Short exercise: Repeat everything from the first line of the listing below through the line that contains "color=grngrid] (A3) -- (L3) -- (R3) -- cycle;", exactly. Leave out pictures.

Given material:
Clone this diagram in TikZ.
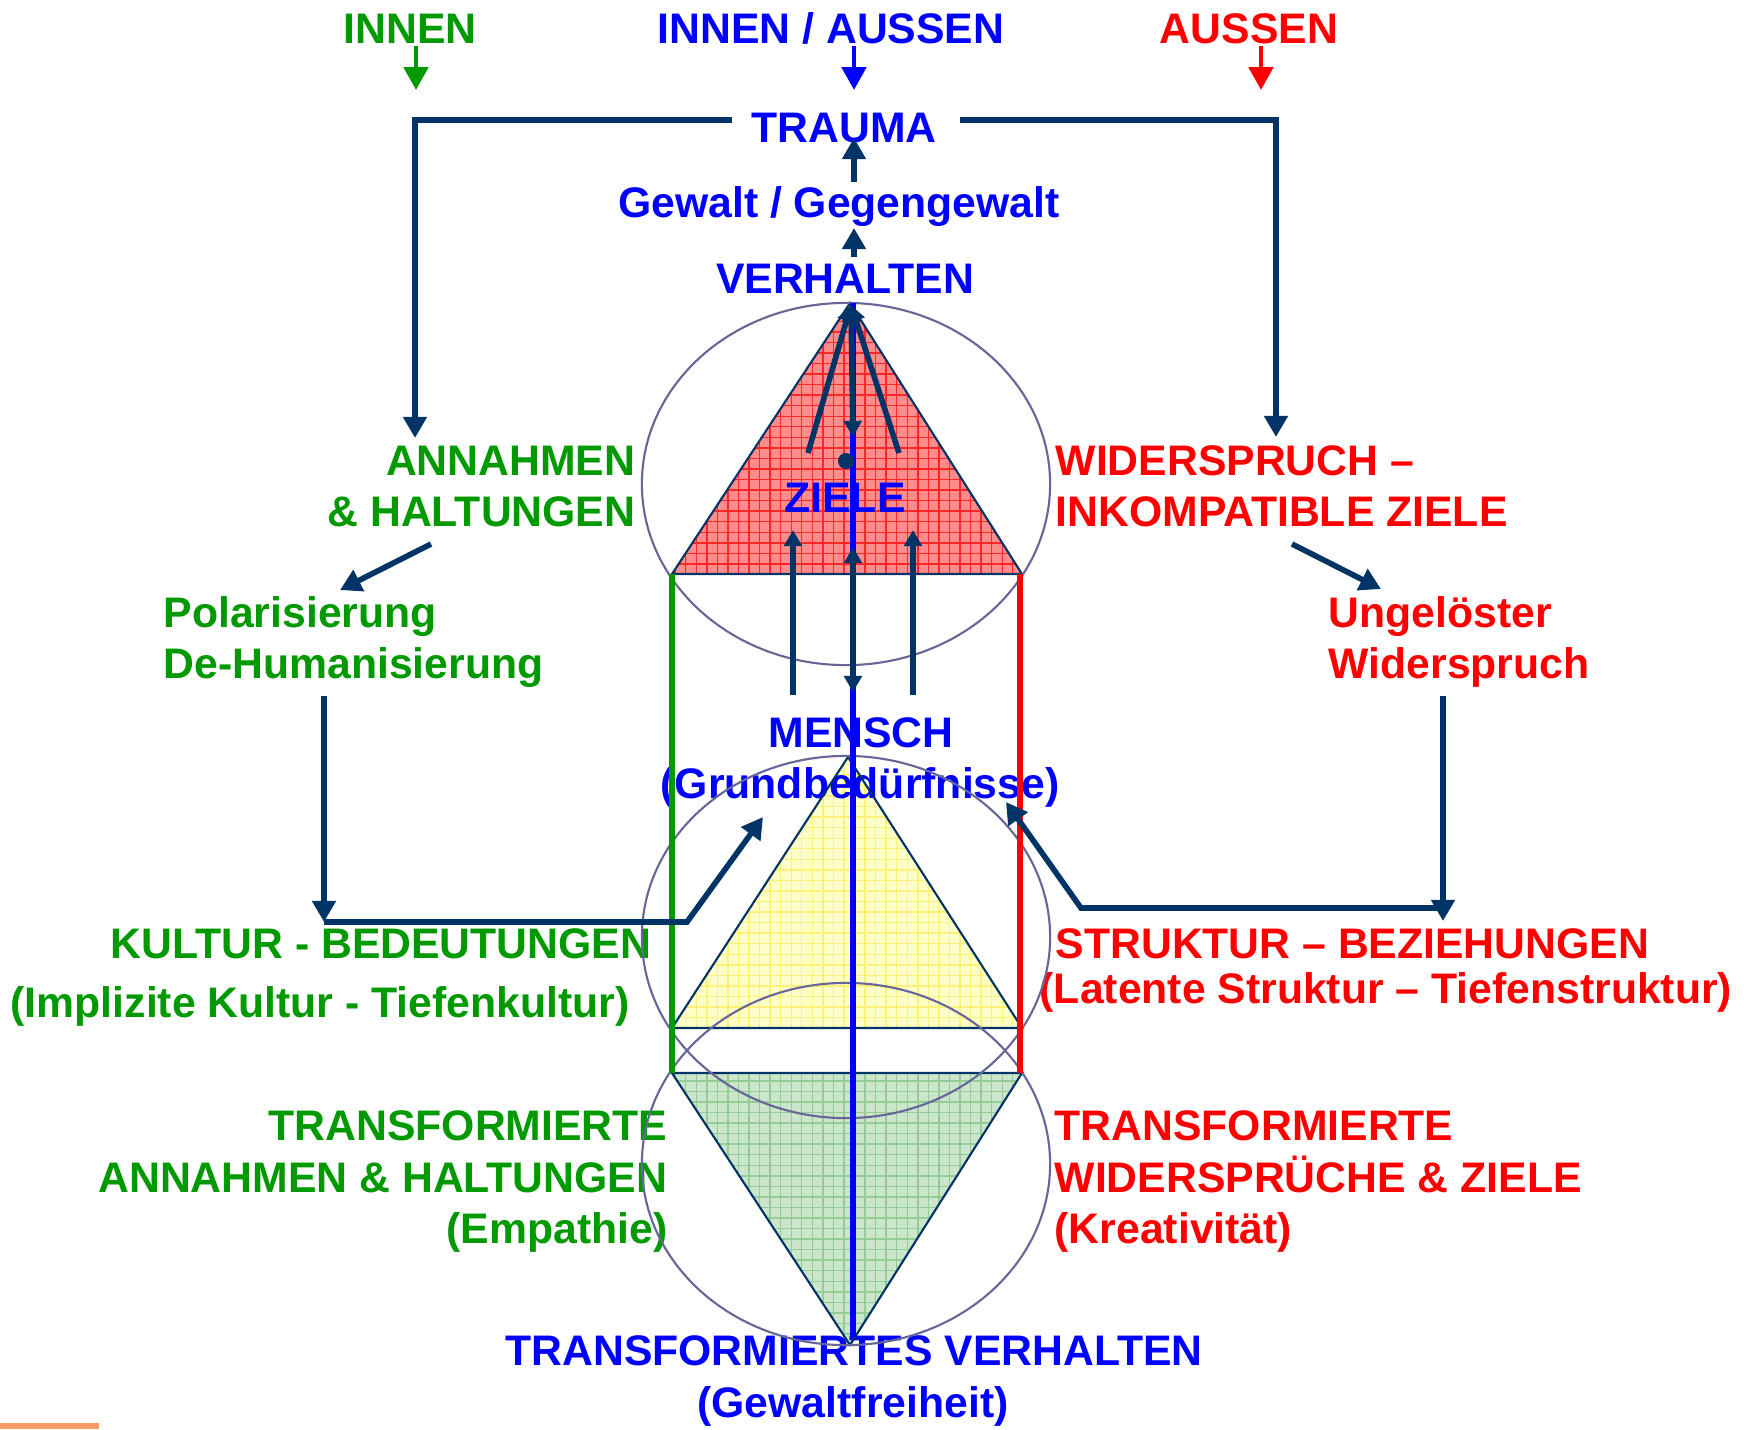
\documentclass[tikz,border=0pt]{standalone}
\usepackage{fontspec}
\setmainfont{Liberation Sans}
\usetikzlibrary{arrows.meta,patterns}
\definecolor{cgreen}{RGB}{0,153,0}
\definecolor{cblue}{RGB}{0,0,255}
\definecolor{cred}{RGB}{255,0,0}
\definecolor{navy}{RGB}{0,51,102}
\definecolor{ellc}{RGB}{102,102,153}
\definecolor{orng}{RGB}{255,153,102}
\definecolor{redfill}{RGB}{255,140,140}
\definecolor{redgrid}{RGB}{255,40,40}
\definecolor{yelfill}{RGB}{255,255,200}
\definecolor{yelgrid}{RGB}{255,240,120}
\definecolor{grnfill}{RGB}{204,230,204}
\definecolor{grngrid}{RGB}{150,205,150}
\begin{document}
\begin{tikzpicture}[x=0.01cm,y=-0.01cm,
  lbl/.style={font=\fontsize{12.15pt}{14pt}\selectfont\bfseries, inner sep=0pt},
  gl/.style={lbl,text=cgreen}, bl/.style={lbl,text=cblue}, rl/.style={lbl,text=cred},
  nav/.style={draw=navy,line width=1.6pt,line join=miter},
  navtip/.style={-{Triangle[width=6.5pt,length=6pt]}},
  smtip/.style={-{Triangle[width=5pt,length=4.6pt]}},
  dbltip/.style={{Triangle[width=5pt,length=4.6pt]}-{Triangle[width=5pt,length=4.6pt]}},
  toparrow/.style={line width=1.4pt,-{Triangle[width=6.8pt,length=6.5pt]}},
  ellstyle/.style={draw=ellc,line width=0.6pt},
  triout/.style={draw=navy,line width=0.6pt,line join=miter}]

\fill[white] (0,0) rectangle (1744,1429);
\useasboundingbox (0,0) rectangle (1744,1429);

% triangle vertices
\coordinate (A1) at (850,303);  \coordinate (L1) at (672,574);  \coordinate (R1) at (1022,574);
\coordinate (A2) at (848,757);  \coordinate (L2) at (672,1028); \coordinate (R2) at (1022,1028);
\coordinate (A3) at (850,1345); \coordinate (L3) at (672,1073); \coordinate (R3) at (1022,1073);

% fills
\fill[redfill] (A1) -- (L1) -- (R1) -- cycle;
\fill[pattern=grid, pattern color=redgrid] (A1) -- (L1) -- (R1) -- cycle;
\fill[yelfill] (A2) -- (L2) -- (R2) -- cycle;
\fill[pattern=grid, pattern color=yelgrid] (A2) -- (L2) -- (R2) -- cycle;
\fill[grnfill] (A3) -- (L3) -- (R3) -- cycle;
\fill[pattern=grid, pattern color=grngrid] (A3) -- (L3) -- (R3) -- cycle;

% labels
\node[gl, anchor=base] (innen) at (410,43) {INNEN};
\node[bl, anchor=base] (innenaussen) at (831,43) {INNEN / AUSSEN};
\node[rl, anchor=base] (aussen) at (1249,43) {AUSSEN};
\node[bl, anchor=base] (trauma) at (844,142) {TRAUMA};
\node[bl, anchor=base] (gewalt) at (839,217) {Gewalt / Gegengewalt};
\node[bl, anchor=base] (verhalten) at (845,293) {VERHALTEN};
\node[bl, anchor=base] (ziele) at (845,512) {ZIELE};

\node[gl, anchor=base east] (ann1) at (636,475) {ANNAHMEN};
\node[gl, anchor=base east] (ann2) at (636,526) {\& HALTUNGEN};
\node[rl, anchor=base west] (wid1) at (1055,475) {WIDERSPRUCH –};
\node[rl, anchor=base west] (wid2) at (1055,526) {INKOMPATIBLE ZIELE};

\node[gl, anchor=base west] (pol1) at (163,627) {Polarisierung};
\node[gl, anchor=base west] (pol2) at (163,678) {De-Humanisierung};
\node[rl, anchor=base west] (ung1) at (1328,627) {Ungelöster};
\node[rl, anchor=base west] (ung2) at (1328,678) {Widerspruch};

\node[bl, anchor=base] (mensch1) at (861,747) {MENSCH};
\node[bl, anchor=base] (mensch2) at (860,798) {(Grundbedürfnisse)};

\node[gl, anchor=base east] (kul1) at (652,958) {KULTUR - BEDEUTUNGEN};
\node[gl, anchor=base west] (kul2) at (10,1017) {(Implizite Kultur - Tiefenkultur)};
\node[rl, anchor=base west] (str1) at (1055,958) {STRUKTUR – BEZIEHUNGEN};
\node[rl, anchor=base west] (str2) at (1039,1003) {(Latente Struktur – Tiefenstruktur)};

\node[gl, anchor=base east] (tal1) at (668,1140) {TRANSFORMIERTE};
\node[gl, anchor=base east] (tal2) at (668,1192) {ANNAHMEN \& HALTUNGEN};
\node[gl, anchor=base east] (tal3) at (668,1243) {(Empathie)};
\node[rl, anchor=base west] (twr1) at (1054,1140) {TRANSFORMIERTE};
\node[rl, anchor=base west] (twr2) at (1054,1192) {WIDERSPRÜCHE \& ZIELE};
\node[rl, anchor=base west] (twr3) at (1054,1243) {(Kreativität)};

\node[bl, anchor=base] (tv1) at (854,1365) {TRANSFORMIERTES VERHALTEN};
\node[bl, anchor=base] (tv2) at (853,1417) {(Gewaltfreiheit)};

% triangle outlines
\draw[triout] (L1) -- (A1) -- (R1) -- cycle;
\draw[triout] (L2) -- (A2) -- (R2) -- cycle;
\draw[triout] (L3) -- (A3) -- (R3) -- cycle;

% ellipses
\draw[ellstyle] (846,484) ellipse [x radius=2.04cm, y radius=1.81cm];
\draw[ellstyle] (846,937) ellipse [x radius=2.04cm, y radius=1.81cm];
\draw[ellstyle] (846,1164) ellipse [x radius=2.04cm, y radius=1.81cm];

% coloured vertical lines
\draw[cgreen, line width=1.5pt] (L1) -- (L3);
\draw[cred, line width=1.5pt] (1020,574) -- (1020,1073);
\coordinate (btop) at (853,303); \coordinate (bbot) at (853,1337);
\draw[cblue, line width=1.7pt] (btop) -- (bbot);

% top coloured arrows
\coordinate (ga) at (416,46);  \coordinate (gb) at (416,90);
\coordinate (ba) at (854,46);  \coordinate (bb) at (854,90);
\coordinate (ra) at (1261,46); \coordinate (rb) at (1261,90);
\draw[cgreen, toparrow] (ga) -- (gb);
\draw[cblue, toparrow] (ba) -- (bb);
\draw[cred, toparrow] (ra) -- (rb);

% trauma bracket
\coordinate (trl) at (732,120); \coordinate (trr) at (960,120);
\coordinate (annt) at (415,438); \coordinate (widt) at (1276,437);
\draw[nav, navtip] (trl) -| (annt);
\draw[nav, navtip] (trr) -| (widt);

% chain up to trauma
\coordinate (g1) at (854,182); \coordinate (g2) at (854,138);
\coordinate (v1) at (854,257); \coordinate (v2) at (854,228);
\draw[nav, navtip] (g1) -- (g2);
\draw[nav, navtip] (v1) -- (v2);

% arrows in top triangle
\coordinate (apx) at (851,305);
\coordinate (zl) at (808,453); \coordinate (zr) at (899,453);
\coordinate (zc) at (853,437);
\draw[nav, smtip] (zl) -- (apx);
\draw[nav, smtip] (zr) -- (apx);
\draw[nav, dbltip] (zc) -- (apx);
\fill[navy] (846,461) circle [radius=0.08cm];

% arrows from MENSCH up
\coordinate (m1) at (793,695); \coordinate (m1t) at (793,530);
\coordinate (m2) at (913,695); \coordinate (m2t) at (913,530);
\coordinate (mc) at (853,692); \coordinate (mct) at (853,547);
\draw[nav, smtip] (m1) -- (m1t);
\draw[nav, smtip] (m2) -- (m2t);
\draw[nav, dbltip] (mc) -- (mct);

% left side
\coordinate (a1) at (431,544); \coordinate (a2) at (340,590);
\draw[nav, navtip] (a1) -- (a2);
\coordinate (pd1) at (324,696); \coordinate (pd2) at (324,922);
\coordinate (pk1) at (687,922); \coordinate (pk2) at (763,817);
\draw[nav, navtip] (pd1) -- (pd2);
\draw[nav, navtip] (pd2) -- (pk1) -- (pk2);

% right side
\coordinate (w1) at (1292,544); \coordinate (w2) at (1381,589);
\draw[nav, navtip] (w1) -- (w2);
\coordinate (ud1) at (1443,696); \coordinate (ud2) at (1443,921);
\coordinate (ud3) at (1443,908); \coordinate (rk1) at (1081,908); \coordinate (rk2) at (1006,802);
\draw[nav, navtip] (ud1) -- (ud2);
\draw[nav, navtip] (ud3) -- (rk1) -- (rk2);

% orange bar
\fill[orng] (0,1423) rectangle (99,1429);
\end{tikzpicture}
\end{document}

Finished exercise:
Clone this diagram in TikZ.
\documentclass[tikz,border=0pt]{standalone}
\usepackage{fontspec}
\setmainfont{Liberation Sans}
\usetikzlibrary{arrows.meta,patterns}
\definecolor{cgreen}{RGB}{0,153,0}
\definecolor{cblue}{RGB}{0,0,255}
\definecolor{cred}{RGB}{255,0,0}
\definecolor{navy}{RGB}{0,51,102}
\definecolor{ellc}{RGB}{102,102,153}
\definecolor{orng}{RGB}{255,153,102}
\definecolor{redfill}{RGB}{255,140,140}
\definecolor{redgrid}{RGB}{255,40,40}
\definecolor{yelfill}{RGB}{255,255,200}
\definecolor{yelgrid}{RGB}{255,240,120}
\definecolor{grnfill}{RGB}{204,230,204}
\definecolor{grngrid}{RGB}{150,205,150}
\begin{document}
\begin{tikzpicture}[x=0.01cm,y=-0.01cm,
  lbl/.style={font=\fontsize{12.15pt}{14pt}\selectfont\bfseries, inner sep=0pt},
  gl/.style={lbl,text=cgreen}, bl/.style={lbl,text=cblue}, rl/.style={lbl,text=cred},
  nav/.style={draw=navy,line width=1.6pt,line join=miter},
  navtip/.style={-{Triangle[width=6.5pt,length=6pt]}},
  smtip/.style={-{Triangle[width=5pt,length=4.6pt]}},
  dbltip/.style={{Triangle[width=5pt,length=4.6pt]}-{Triangle[width=5pt,length=4.6pt]}},
  toparrow/.style={line width=1.4pt,-{Triangle[width=6.8pt,length=6.5pt]}},
  ellstyle/.style={draw=ellc,line width=0.6pt},
  triout/.style={draw=navy,line width=0.6pt,line join=miter}]

\fill[white] (0,0) rectangle (1744,1429);
\useasboundingbox (0,0) rectangle (1744,1429);

% triangle vertices
\coordinate (A1) at (850,303);  \coordinate (L1) at (672,574);  \coordinate (R1) at (1022,574);
\coordinate (A2) at (848,757);  \coordinate (L2) at (672,1028); \coordinate (R2) at (1022,1028);
\coordinate (A3) at (850,1345); \coordinate (L3) at (672,1073); \coordinate (R3) at (1022,1073);

% fills
\fill[redfill] (A1) -- (L1) -- (R1) -- cycle;
\fill[pattern=grid, pattern color=redgrid] (A1) -- (L1) -- (R1) -- cycle;
\fill[yelfill] (A2) -- (L2) -- (R2) -- cycle;
\fill[pattern=grid, pattern color=yelgrid] (A2) -- (L2) -- (R2) -- cycle;
\fill[grnfill] (A3) -- (L3) -- (R3) -- cycle;
\fill[pattern=grid, pattern color=grngrid] (A3) -- (L3) -- (R3) -- cycle;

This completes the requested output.